### Collected material

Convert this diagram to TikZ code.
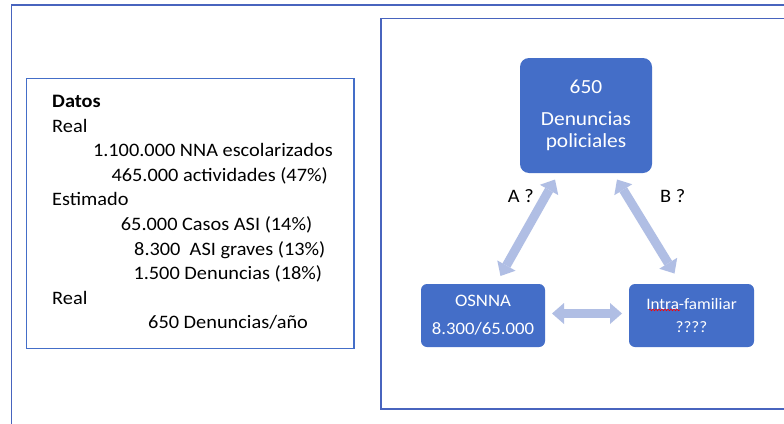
\documentclass[tikz,border=0pt]{standalone}
\usepackage{fontspec}
\setmainfont{Carlito}[FakeStretch=1.07]
\usetikzlibrary{arrows.meta,decorations.pathmorphing}
\definecolor{boxblue}{RGB}{68,110,200}
\definecolor{framecol}{RGB}{72,100,190}
\definecolor{arrowblue}{RGB}{176,190,228}
\begin{document}
\begin{tikzpicture}[x=1pt,y=-1pt,
  datatext/.style={anchor=base west, inner sep=0pt, font=\fontsize{19}{23}\selectfont},
  lbl/.style={anchor=base west, inner sep=0pt, font=\fontsize{19}{23}\selectfont},
  bluebox/.style={draw=none, fill=boxblue, rounded corners=9pt, text=white, align=center, inner sep=0pt},
  tipA/.tip={Triangle[width=21pt,length=12pt,line width=0pt]},
  bigarrow/.style={draw=arrowblue, line width=9pt, tipA-tipA},
  frameline/.style={draw=framecol, line width=1.3pt}
]
\useasboundingbox (0,0) rectangle (784,423);
\fill[white] (0,0) rectangle (784,423);

% outer frames
\draw[frameline] (11.7,430) -- (11.7,5) -- (790,5);
\draw[frameline] (790,18.5) -- (381,18.5) -- (381,409) -- (790,409);

% data box
\node[draw=boxblue, line width=1.3pt, minimum width=327.3pt, minimum height=269.6pt, inner sep=0pt] (datbox) at (190.35,213.5) {};
\node[datatext, font=\fontsize{19}{23}\selectfont\bfseries] (d1) at (52,107.5) {Datos};
\node[datatext] (d2) at (52,132.1) {Real};
\node[datatext] (d3) at (92.8,156.7) {1.100.000 NNA escolarizados};
\node[datatext] (d4) at (111.3,181.3) {465.000 actividades (47\%)};
\node[datatext] (d5) at (52,205.9) {Estimado};
\node[datatext] (d6) at (120.7,230.5) {65.000 Casos ASI (14\%)};
\node[datatext] (d7) at (134,255.1) {8.300\ \ ASI graves (13\%)};
\node[datatext] (d8) at (133.3,279.7) {1.500 Denuncias (18\%)};
\node[datatext] (d9) at (52,304.3) {Real};
\node[datatext] (d10) at (148,328.9) {650 Denuncias/año};

% diagram boxes
\node[bluebox, minimum width=132pt, minimum height=115pt, font=\fontsize{20}{21.6}\selectfont] (top) at (586,115.5) {650\\[10.4pt]Denuncias\\policiales};
\node[bluebox, minimum width=124pt, minimum height=63pt, rounded corners=6pt, font=\fontsize{17.5}{28}\selectfont] (osnna) at (483,315.5) {OSNNA\\8.300/65.000};
\node[bluebox, minimum width=125pt, minimum height=63pt, rounded corners=6pt, font=\fontsize{16}{23.3}\selectfont] (intra) at (691.5,315.5) {Intra-familiar\\????};
\draw[red, line width=0.6pt, decorate, decoration={snake, amplitude=0.8pt, segment length=3pt}] (649,310) -- (680,310);

% arrows
\coordinate (aLow) at (500.5,276);
\coordinate (aHigh) at (555,179.5);
\coordinate (bHigh) at (617,179.5);
\coordinate (bLow) at (674.5,273.5);
\coordinate (hL) at (552,313.5);
\coordinate (hR) at (622,313.5);
\draw[bigarrow] (aLow) -- (aHigh);
\draw[bigarrow] (bHigh) -- (bLow);
\draw[bigarrow] (hL) -- (hR);

% labels
\node[lbl] (la) at (507.7,202.3) {A ?};
\node[lbl] (lb) at (660,202.3) {B ?};
\end{tikzpicture}
\end{document}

######

Work to do: Copy the data character for character, but drop all pictures from the copy.

Problem solution:
Convert this diagram to TikZ code.
\documentclass[tikz,border=0pt]{standalone}
\usepackage{fontspec}
\setmainfont{Carlito}[FakeStretch=1.07]
\usetikzlibrary{arrows.meta,decorations.pathmorphing}
\definecolor{boxblue}{RGB}{68,110,200}
\definecolor{framecol}{RGB}{72,100,190}
\definecolor{arrowblue}{RGB}{176,190,228}
\begin{document}
\begin{tikzpicture}[x=1pt,y=-1pt,
  datatext/.style={anchor=base west, inner sep=0pt, font=\fontsize{19}{23}\selectfont},
  lbl/.style={anchor=base west, inner sep=0pt, font=\fontsize{19}{23}\selectfont},
  bluebox/.style={draw=none, fill=boxblue, rounded corners=9pt, text=white, align=center, inner sep=0pt},
  tipA/.tip={Triangle[width=21pt,length=12pt,line width=0pt]},
  bigarrow/.style={draw=arrowblue, line width=9pt, tipA-tipA},
  frameline/.style={draw=framecol, line width=1.3pt}
]
\useasboundingbox (0,0) rectangle (784,423);
\fill[white] (0,0) rectangle (784,423);

% outer frames
\draw[frameline] (11.7,430) -- (11.7,5) -- (790,5);
\draw[frameline] (790,18.5) -- (381,18.5) -- (381,409) -- (790,409);

% data box
\node[draw=boxblue, line width=1.3pt, minimum width=327.3pt, minimum height=269.6pt, inner sep=0pt] (datbox) at (190.35,213.5) {};
\node[datatext, font=\fontsize{19}{23}\selectfont\bfseries] (d1) at (52,107.5) {Datos};
\node[datatext] (d2) at (52,132.1) {Real};
\node[datatext] (d3) at (92.8,156.7) {1.100.000 NNA escolarizados};
\node[datatext] (d4) at (111.3,181.3) {465.000 actividades (47\%)};
\node[datatext] (d5) at (52,205.9) {Estimado};
\node[datatext] (d6) at (120.7,230.5) {65.000 Casos ASI (14\%)};
\node[datatext] (d7) at (134,255.1) {8.300\ \ ASI graves (13\%)};
\node[datatext] (d8) at (133.3,279.7) {1.500 Denuncias (18\%)};
\node[datatext] (d9) at (52,304.3) {Real};
\node[datatext] (d10) at (148,328.9) {650 Denuncias/año};

% diagram boxes
\node[bluebox, minimum width=132pt, minimum height=115pt, font=\fontsize{20}{21.6}\selectfont] (top) at (586,115.5) {650\\[10.4pt]Denuncias\\policiales};
\node[bluebox, minimum width=124pt, minimum height=63pt, rounded corners=6pt, font=\fontsize{17.5}{28}\selectfont] (osnna) at (483,315.5) {OSNNA\\8.300/65.000};
\node[bluebox, minimum width=125pt, minimum height=63pt, rounded corners=6pt, font=\fontsize{16}{23.3}\selectfont] (intra) at (691.5,315.5) {Intra-familiar\\????};
\draw[red, line width=0.6pt, decorate, decoration={snake, amplitude=0.8pt, segment length=3pt}] (649,310) -- (680,310);

% arrows
\coordinate (aLow) at (500.5,276);
\coordinate (aHigh) at (555,179.5);
\coordinate (bHigh) at (617,179.5);
\coordinate (bLow) at (674.5,273.5);
\coordinate (hL) at (552,313.5);
\coordinate (hR) at (622,313.5);
\draw[bigarrow] (aLow) -- (aHigh);
\draw[bigarrow] (bHigh) -- (bLow);
\draw[bigarrow] (hL) -- (hR);

% labels
\node[lbl] (la) at (507.7,202.3) {A ?};
\node[lbl] (lb) at (660,202.3) {B ?};
\end{tikzpicture}
\end{document}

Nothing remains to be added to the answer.